国立民族学博物館(みんぱく)は、博物館をもった文化人類学・民族学の研究所です。

旅・いろいろ地球人

悪人、悪玉

(4)「最優秀」は問題作  2014年3月6日刊行
鈴木紀(国立民族学博物館准教授)

カカオを手に踊る農民=ボリビア・アマゾン川上流地方で、筆者撮影

ボリビアのアマゾン川上流地方にあるエルセイボ組合はフェアトレードのカカオ生産で有名だ。農民たちは親睦のため4年に1度カカオ祭りを開く。2013年8月の祭りでは、約30のグループが芸能コンテストに参加し、歌や踊りを披露した。

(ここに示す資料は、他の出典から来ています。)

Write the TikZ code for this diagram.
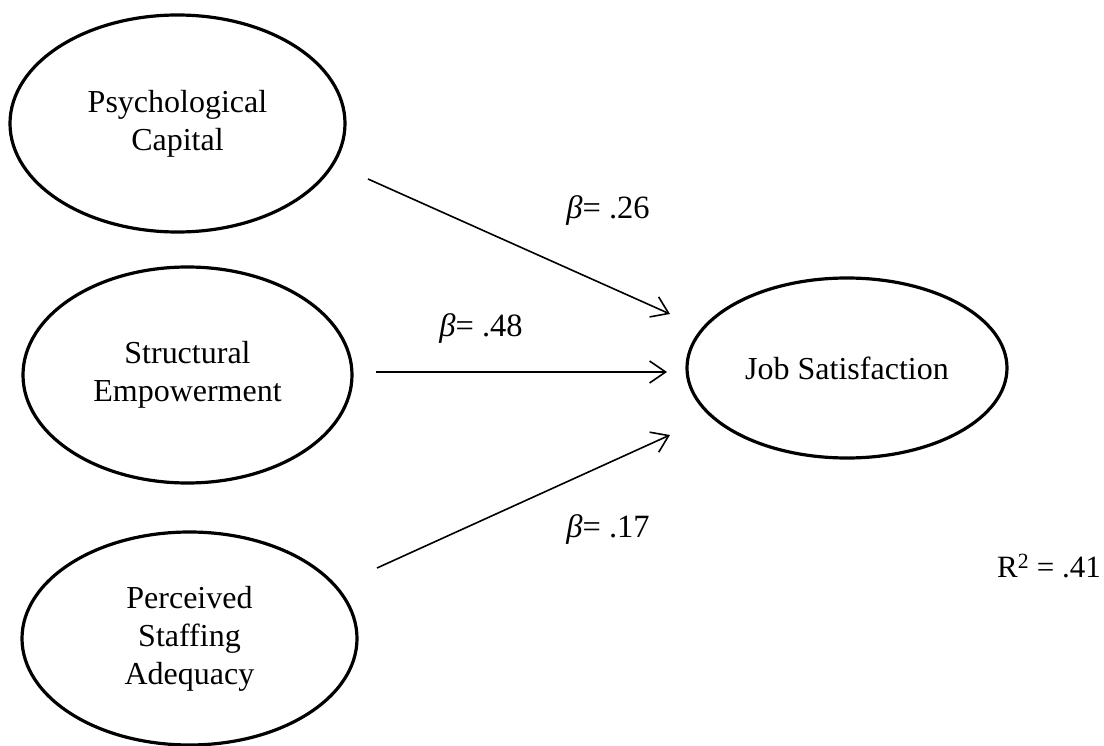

農民の大半はアンデス高地からの入植者なので、故郷の踊りを舞うグループが多い。そんな中、最優秀賞に輝いたのは「ビジャソンの泉」というグループが演じた創作ダンスだった。

まず舞台にカカオの木を抱えた人物が登場する。つづいて黄色いダニの化け物のような仮面をかぶり、オレンジ色の派手な衣装をまとった男女約20人が踊りながら木を囲み、葉っぱをむしりだした。ほどなくマスクを付け白い作業着を着た技術者が駆けつけ、背負った噴霧器から液体を撒(ま)きはじめた。すると化け物たちはばたばたと地面に倒れ、苦しそうに足をふるわせた。

これは害虫を農薬で駆除するシーンにほかならない。カカオ栽培の厳しい現実がユーモラスに描かれていた。しかし観衆の農民たちは複雑な顔をしていた。有機栽培を試みる彼らにとって農薬散布は禁じ手なのだ。だから害虫をやっつける農薬は、善玉どころかやっぱり悪人なのだ。このダンスが有機栽培の是非を問う問題作であったことは間違いない。